▶ Exercise brief: Leave out the pictures and copy everything else below exactly.
"""
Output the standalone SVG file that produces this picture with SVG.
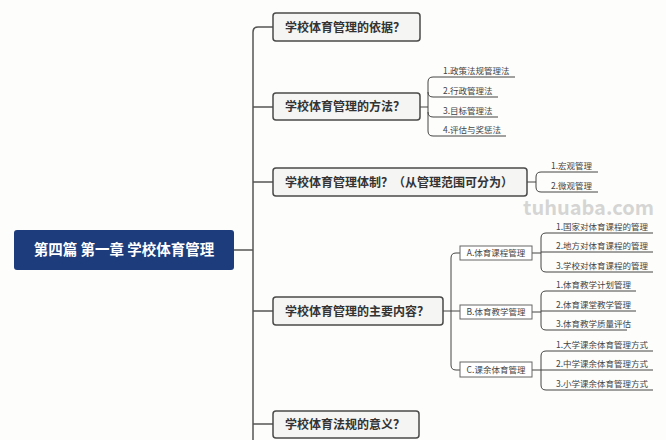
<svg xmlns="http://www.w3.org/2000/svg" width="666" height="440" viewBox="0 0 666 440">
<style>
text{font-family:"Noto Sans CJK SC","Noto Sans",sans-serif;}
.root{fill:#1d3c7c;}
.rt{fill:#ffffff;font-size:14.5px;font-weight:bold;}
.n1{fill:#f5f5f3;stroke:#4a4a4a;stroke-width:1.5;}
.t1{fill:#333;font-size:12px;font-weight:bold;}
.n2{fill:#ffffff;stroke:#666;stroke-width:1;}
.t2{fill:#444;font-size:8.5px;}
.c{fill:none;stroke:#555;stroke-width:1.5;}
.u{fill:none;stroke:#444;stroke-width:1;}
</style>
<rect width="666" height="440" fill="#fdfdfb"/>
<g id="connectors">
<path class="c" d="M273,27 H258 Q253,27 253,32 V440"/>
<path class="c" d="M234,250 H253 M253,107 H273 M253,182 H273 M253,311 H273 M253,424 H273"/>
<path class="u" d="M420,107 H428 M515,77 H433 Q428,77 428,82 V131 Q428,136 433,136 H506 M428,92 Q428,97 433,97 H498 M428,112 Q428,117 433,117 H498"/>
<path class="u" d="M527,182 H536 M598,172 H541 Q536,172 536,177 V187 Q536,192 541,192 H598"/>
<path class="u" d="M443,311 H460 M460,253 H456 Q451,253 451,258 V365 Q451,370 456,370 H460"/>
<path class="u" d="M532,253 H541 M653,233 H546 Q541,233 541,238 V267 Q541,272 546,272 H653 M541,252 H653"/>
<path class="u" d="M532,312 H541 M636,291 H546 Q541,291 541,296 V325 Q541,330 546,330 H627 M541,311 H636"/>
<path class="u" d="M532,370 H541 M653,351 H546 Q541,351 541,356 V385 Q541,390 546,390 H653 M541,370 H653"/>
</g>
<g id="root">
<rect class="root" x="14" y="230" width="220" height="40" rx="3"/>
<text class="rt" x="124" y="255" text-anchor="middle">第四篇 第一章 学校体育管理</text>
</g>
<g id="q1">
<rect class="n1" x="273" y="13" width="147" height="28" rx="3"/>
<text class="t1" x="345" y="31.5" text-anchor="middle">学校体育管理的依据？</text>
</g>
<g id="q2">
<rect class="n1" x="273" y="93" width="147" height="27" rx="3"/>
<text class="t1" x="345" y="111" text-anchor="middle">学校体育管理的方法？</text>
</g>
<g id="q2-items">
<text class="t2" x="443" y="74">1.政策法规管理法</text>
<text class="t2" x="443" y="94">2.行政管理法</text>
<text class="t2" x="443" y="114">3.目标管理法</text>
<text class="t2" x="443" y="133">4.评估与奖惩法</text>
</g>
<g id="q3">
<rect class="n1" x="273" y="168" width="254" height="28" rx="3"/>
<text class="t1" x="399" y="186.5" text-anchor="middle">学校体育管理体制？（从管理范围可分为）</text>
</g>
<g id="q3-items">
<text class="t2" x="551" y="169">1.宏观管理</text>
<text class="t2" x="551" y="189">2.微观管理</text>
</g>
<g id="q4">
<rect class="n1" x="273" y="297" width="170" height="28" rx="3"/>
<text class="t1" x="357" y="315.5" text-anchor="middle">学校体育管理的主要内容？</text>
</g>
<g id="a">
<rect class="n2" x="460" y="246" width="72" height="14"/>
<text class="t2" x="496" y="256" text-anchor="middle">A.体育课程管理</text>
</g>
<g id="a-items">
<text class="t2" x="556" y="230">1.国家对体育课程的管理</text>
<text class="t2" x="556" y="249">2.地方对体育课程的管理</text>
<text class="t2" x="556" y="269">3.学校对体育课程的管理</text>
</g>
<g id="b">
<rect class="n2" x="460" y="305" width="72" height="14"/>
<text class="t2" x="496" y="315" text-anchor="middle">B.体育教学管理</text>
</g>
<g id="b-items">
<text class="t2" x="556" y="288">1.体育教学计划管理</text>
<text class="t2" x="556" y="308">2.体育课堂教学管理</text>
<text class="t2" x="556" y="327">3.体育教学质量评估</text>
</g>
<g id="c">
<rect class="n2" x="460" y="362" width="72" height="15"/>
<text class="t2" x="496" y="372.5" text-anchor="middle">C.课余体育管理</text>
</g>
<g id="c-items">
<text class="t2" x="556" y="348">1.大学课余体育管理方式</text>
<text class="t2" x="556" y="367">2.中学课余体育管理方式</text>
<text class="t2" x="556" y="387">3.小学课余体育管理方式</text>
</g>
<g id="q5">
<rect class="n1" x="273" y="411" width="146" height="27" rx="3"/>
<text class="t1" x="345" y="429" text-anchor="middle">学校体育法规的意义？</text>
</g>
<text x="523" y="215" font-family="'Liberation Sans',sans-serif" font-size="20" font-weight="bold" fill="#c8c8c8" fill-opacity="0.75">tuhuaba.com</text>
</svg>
"""
▶ Response to the exercise:
Output the standalone SVG file that produces this picture with SVG.
<svg xmlns="http://www.w3.org/2000/svg" width="666" height="440" viewBox="0 0 666 440">
<style>
text{font-family:"Noto Sans CJK SC","Noto Sans",sans-serif;}
.root{fill:#1d3c7c;}
.rt{fill:#ffffff;font-size:14.5px;font-weight:bold;}
.n1{fill:#f5f5f3;stroke:#4a4a4a;stroke-width:1.5;}
.t1{fill:#333;font-size:12px;font-weight:bold;}
.n2{fill:#ffffff;stroke:#666;stroke-width:1;}
.t2{fill:#444;font-size:8.5px;}
.c{fill:none;stroke:#555;stroke-width:1.5;}
.u{fill:none;stroke:#444;stroke-width:1;}
</style>
<rect width="666" height="440" fill="#fdfdfb"/>
<g id="connectors">
<path class="c" d="M273,27 H258 Q253,27 253,32 V440"/>
<path class="c" d="M234,250 H253 M253,107 H273 M253,182 H273 M253,311 H273 M253,424 H273"/>
<path class="u" d="M420,107 H428 M515,77 H433 Q428,77 428,82 V131 Q428,136 433,136 H506 M428,92 Q428,97 433,97 H498 M428,112 Q428,117 433,117 H498"/>
<path class="u" d="M527,182 H536 M598,172 H541 Q536,172 536,177 V187 Q536,192 541,192 H598"/>
<path class="u" d="M443,311 H460 M460,253 H456 Q451,253 451,258 V365 Q451,370 456,370 H460"/>
<path class="u" d="M532,253 H541 M653,233 H546 Q541,233 541,238 V267 Q541,272 546,272 H653 M541,252 H653"/>
<path class="u" d="M532,312 H541 M636,291 H546 Q541,291 541,296 V325 Q541,330 546,330 H627 M541,311 H636"/>
<path class="u" d="M532,370 H541 M653,351 H546 Q541,351 541,356 V385 Q541,390 546,390 H653 M541,370 H653"/>
</g>
<g id="root">
<rect class="root" x="14" y="230" width="220" height="40" rx="3"/>
<text class="rt" x="124" y="255" text-anchor="middle">第四篇 第一章 学校体育管理</text>
</g>
<g id="q1">
<rect class="n1" x="273" y="13" width="147" height="28" rx="3"/>
<text class="t1" x="345" y="31.5" text-anchor="middle">学校体育管理的依据？</text>
</g>
<g id="q2">
<rect class="n1" x="273" y="93" width="147" height="27" rx="3"/>
<text class="t1" x="345" y="111" text-anchor="middle">学校体育管理的方法？</text>
</g>
<g id="q2-items">
<text class="t2" x="443" y="74">1.政策法规管理法</text>
<text class="t2" x="443" y="94">2.行政管理法</text>
<text class="t2" x="443" y="114">3.目标管理法</text>
<text class="t2" x="443" y="133">4.评估与奖惩法</text>
</g>
<g id="q3">
<rect class="n1" x="273" y="168" width="254" height="28" rx="3"/>
<text class="t1" x="399" y="186.5" text-anchor="middle">学校体育管理体制？（从管理范围可分为）</text>
</g>
<g id="q3-items">
<text class="t2" x="551" y="169">1.宏观管理</text>
<text class="t2" x="551" y="189">2.微观管理</text>
</g>
<g id="q4">
<rect class="n1" x="273" y="297" width="170" height="28" rx="3"/>
<text class="t1" x="357" y="315.5" text-anchor="middle">学校体育管理的主要内容？</text>
</g>
<g id="a">
<rect class="n2" x="460" y="246" width="72" height="14"/>
<text class="t2" x="496" y="256" text-anchor="middle">A.体育课程管理</text>
</g>
<g id="a-items">
<text class="t2" x="556" y="230">1.国家对体育课程的管理</text>
<text class="t2" x="556" y="249">2.地方对体育课程的管理</text>
<text class="t2" x="556" y="269">3.学校对体育课程的管理</text>
</g>
<g id="b">
<rect class="n2" x="460" y="305" width="72" height="14"/>
<text class="t2" x="496" y="315" text-anchor="middle">B.体育教学管理</text>
</g>
<g id="b-items">
<text class="t2" x="556" y="288">1.体育教学计划管理</text>
<text class="t2" x="556" y="308">2.体育课堂教学管理</text>
<text class="t2" x="556" y="327">3.体育教学质量评估</text>
</g>
<g id="c">
<rect class="n2" x="460" y="362" width="72" height="15"/>
<text class="t2" x="496" y="372.5" text-anchor="middle">C.课余体育管理</text>
</g>
<g id="c-items">
<text class="t2" x="556" y="348">1.大学课余体育管理方式</text>
<text class="t2" x="556" y="367">2.中学课余体育管理方式</text>
<text class="t2" x="556" y="387">3.小学课余体育管理方式</text>
</g>
<g id="q5">
<rect class="n1" x="273" y="411" width="146" height="27" rx="3"/>
<text class="t1" x="345" y="429" text-anchor="middle">学校体育法规的意义？</text>
</g>
<text x="523" y="215" font-family="'Liberation Sans',sans-serif" font-size="20" font-weight="bold" fill="#c8c8c8" fill-opacity="0.75">tuhuaba.com</text>
</svg>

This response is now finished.